During this time, Yooralla merged with the Victorian Society for Crippled Children & Adults, to become The Yooralla Society of Victoria.
The shift broadened Yooralla’s support network to include adults as well as children, allowing us to reach out to more people in more places.
In the 1980s the disability movement took force, initiating talks about the rights of people with disability to be protected from neglect and abuse.
This was an important time for people with disability, as well as for their families and carers. The movement influenced policy, changing the way services were provided in Australia.
One of the biggest reforms to come from this time was the ‘deinstitutionalisation’ of people with intellectual disabilities. An amendment that symbolised Australia’s evolving attitudes toward disability.

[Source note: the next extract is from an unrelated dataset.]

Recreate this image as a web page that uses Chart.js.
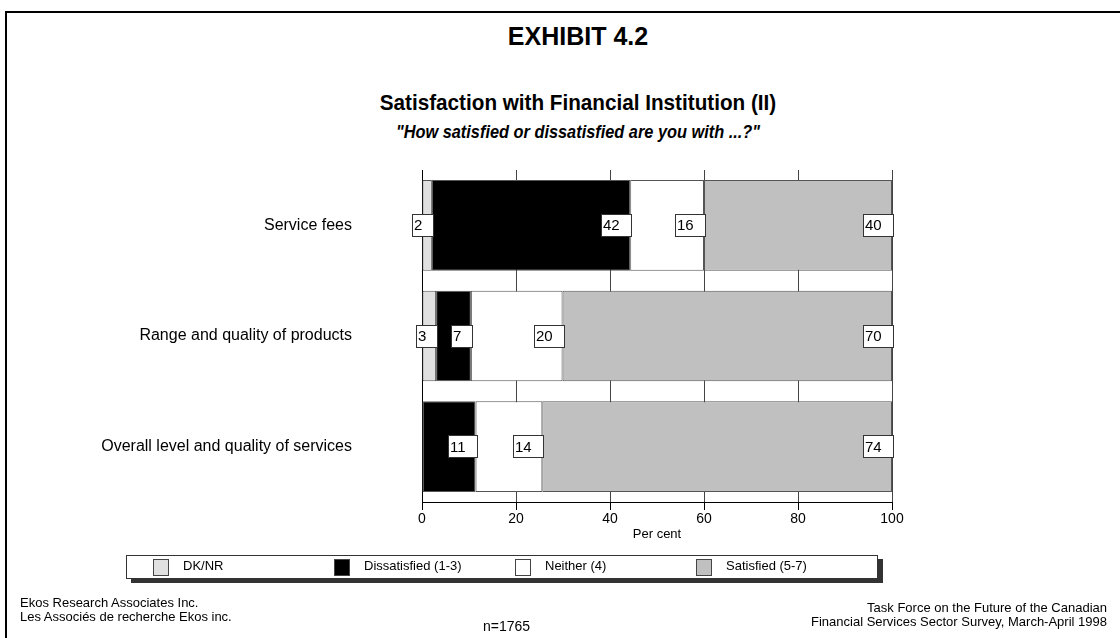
<!DOCTYPE html>
<html>
<head>
<meta charset="utf-8">
<script src="https://cdn.jsdelivr.net/npm/chart.js@4.4.0/dist/chart.umd.min.js"></script>
<style>
body { margin: 0; width: 1120px; height: 638px; overflow: hidden; background: #fff; position: relative;
       font-family: "Liberation Sans", Arial, sans-serif; color: #000; }
#frame { position: absolute; left: 5px; top: 11px; width: 1200px; height: 700px; border: 2px solid #000; }
#chart { position: absolute; left: 0; top: 0; }
.t { position: absolute; left: 0; width: 1156px; text-align: center; font-weight: bold; white-space: nowrap; }
#exhibit { top: 22px; font-size: 25px; }
#title { top: 90px; font-size: 22px; transform: scaleX(0.94); }
#subtitle { top: 121px; font-size: 19px; font-style: italic; transform: scaleX(0.86); }
#legend { position: absolute; left: 126px; top: 555px; width: 750px; height: 22px; border: 1px solid #333;
          box-shadow: 5px 4px 0 #333; background: #fff; }
.sw { position: absolute; top: 3px; width: 14px; height: 15px; border: 1px solid #444; }
.lt { position: absolute; top: 2px; font-size: 13px; white-space: nowrap; }
.foot { position: absolute; font-size: 13px; line-height: 14px; white-space: nowrap; }
</style>
</head>
<body>
<div id="frame"></div>
<div class="t" id="exhibit">EXHIBIT 4.2</div>
<div class="t" id="title">Satisfaction with Financial Institution (II)</div>
<div class="t" id="subtitle">"How satisfied or dissatisfied are you with ...?"</div>
<canvas id="chart" width="1120" height="638"></canvas>
<div id="legend"></div>
<div class="foot" style="left:20px; top:596px;">Ekos Research Associates Inc.<br>Les Associés de recherche Ekos inc.</div>
<div class="foot" style="left:483px; top:619px; font-size:14px;">n=1765</div>
<div class="foot" style="right:13px; top:601px; text-align:right;">Task Force on the Future of the Canadian<br>Financial Services Sector Survey, March-April 1998</div>

<script>
// ---------- data ----------
const categorias = ["Service fees", "Range and quality of products", "Overall level and quality of services"];
const seriesNomes = ["DK/NR", "Dissatisfied (1-3)", "Neither (4)", "Satisfied (5-7)"];
const dkNr = [2.1, 3.0, null];
const insatisfeito = [42.2, 7.4, 11.4];
const nenhum = [15.7, 19.5, 14.2];
const satisfeito = [40.0, 70.1, 74.4];
const ticksX = [0, 20, 40, 60, 80, 100];

const cores = ["#e0e0e0", "#000000", "#ffffff", "#c0c0c0"];
const FONTE = '"Liberation Sans", Arial, sans-serif';

// ---------- caixas de valores ----------
const caixasValores = {
    id: "caixasValores",
    afterDatasetsDraw(chart) {
        const ctx = chart.ctx;
        ctx.save();
        ctx.font = "15px " + FONTE;
        ctx.textBaseline = "middle";
        chart.data.datasets.forEach((ds, i) => {
            const meta = chart.getDatasetMeta(i);
            meta.data.forEach((bar, j) => {
                const v = ds.data[j];
                if (!v) return;
                const txt = String(Math.round(v));
                const w = Math.round(ctx.measureText(txt).width) + 14;
                const h = 23;
                const dir = Math.round(bar.x) + 2;
                const topo = Math.round(bar.y - h / 2);
                ctx.fillStyle = "#fff";
                ctx.fillRect(dir - w, topo, w, h);
                ctx.strokeStyle = "#333";
                ctx.lineWidth = 1;
                ctx.strokeRect(dir - w + 0.5, topo + 0.5, w - 1, h - 1);
                ctx.fillStyle = "#000";
                ctx.fillText(txt, dir - w + 2, bar.y + 1);
            });
        });
        ctx.restore();
    }
};

const valores = [dkNr, insatisfeito, nenhum, satisfeito];

new Chart(document.getElementById("chart"), {
    type: "bar",
    data: {
        labels: categorias,
        datasets: seriesNomes.map((nome, i) => ({
            label: nome,
            data: valores[i],
            backgroundColor: cores[i],
            borderColor: "#555",
            borderWidth: 1,
            borderSkipped: false,
            barPercentage: 0.82,
            categoryPercentage: 1
        }))
    },
    options: {
        indexAxis: "y",
        responsive: false,
        animation: false,
        layout: { padding: { left: 0, right: 228, top: 170, bottom: 96 } },
        plugins: { legend: { display: false }, tooltip: { enabled: false } },
        scales: {
            x: {
                stacked: true,
                min: 0,
                max: 100,
                afterBuildTicks: s => { s.ticks = ticksX.map(v => ({ value: v })); },
                afterFit: s => { s.height = 40; },
                grid: { color: "#444", lineWidth: 1, tickLength: 8, tickColor: "#000" },
                border: { display: true, color: "#000", width: 1 },
                ticks: { color: "#000", font: { family: FONTE, size: 14 }, padding: 1, maxRotation: 0 },
                title: { display: true, text: "Per cent", color: "#000", font: { family: FONTE, size: 13 }, padding: { top: 0, bottom: 0 } }
            },
            y: {
                stacked: true,
                afterFit: s => { s.width = 422; },
                grid: { display: false },
                border: { display: true, color: "#000", width: 1 },
                ticks: { color: "#000", font: { family: FONTE, size: 16 }, padding: 62 }
            }
        }
    },
    plugins: [caixasValores]
});

// ---------- legenda ----------
const legenda = document.getElementById("legend");
seriesNomes.forEach((nome, i) => {
    const x = 26 + i * 181;
    const sw = document.createElement("div");
    sw.className = "sw";
    sw.style.left = x + "px";
    sw.style.background = cores[i];
    legenda.appendChild(sw);
    const lt = document.createElement("div");
    lt.className = "lt";
    lt.style.left = (x + 30) + "px";
    lt.textContent = nome;
    legenda.appendChild(lt);
});
</script>
</body>
</html>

During this time, funding was also re-directed into community-based supports and the Australian Government began a review of services for people with disabilities, leading to the establishment of the Disability Services Act 1986 (Cwlth).
The United Nations also played a key role in raising awareness about the rights of people with disability, culminating in The Decade of Disabled Persons (1982 – 1993).
Yooralla began the transition with the sale of its Balwyn site and facilities in 1993, re-locating to newly built community-residential housing in the suburb of Box Hill.
Throughout the 1990s, the remaining facilities were sold and a new social model service approach was formed, along with new community based accommodation and services.
Each change made further strengthened Yooralla’s ability to help others.
The past decade
At the turn of the century Yooralla continued to progress the disability rights movement, with its strong passion, practicality and purpose.
We achieved this progress by investing in and developing services for people with disability, by consulting those with disability themselves.
During this past decade, we are proud of the progress we have made. Our quality services now include: employment, education, training, and self-advocacy development programs.
Most importantly, each of our services is designed with the same goal in mind: to empower individuals to live the life they choose.
Where we are now
As Victoria’s largest disability services organisation, we’ve worked hard to help make the National Disability Insurance Scheme (NDIS) a reality, and are excited to be a part of the largest, most significant social reform in Australia over the past 30 years.
Today we are officially known as ‘Yooralla’, and are proud of our long history in the disability sector.
We’ve travelled a long way to get to where we are today, by providing quality, sustainable and flexible services that uphold all human rights.
The road ahead
On our journey through the evolution of disability support, we shifted our focus from ‘helping people’ to ‘supporting people’. Now our goal is crystal clear, to ‘empower people’ to live the life they choose.
As we transition to the NDIS, we continue to drive innovation and deliver progressive quality services and safeguards for all people with disability.
We look forward to continuing on our journey with you, driven by the vision of a world where people with disability are equal citizens.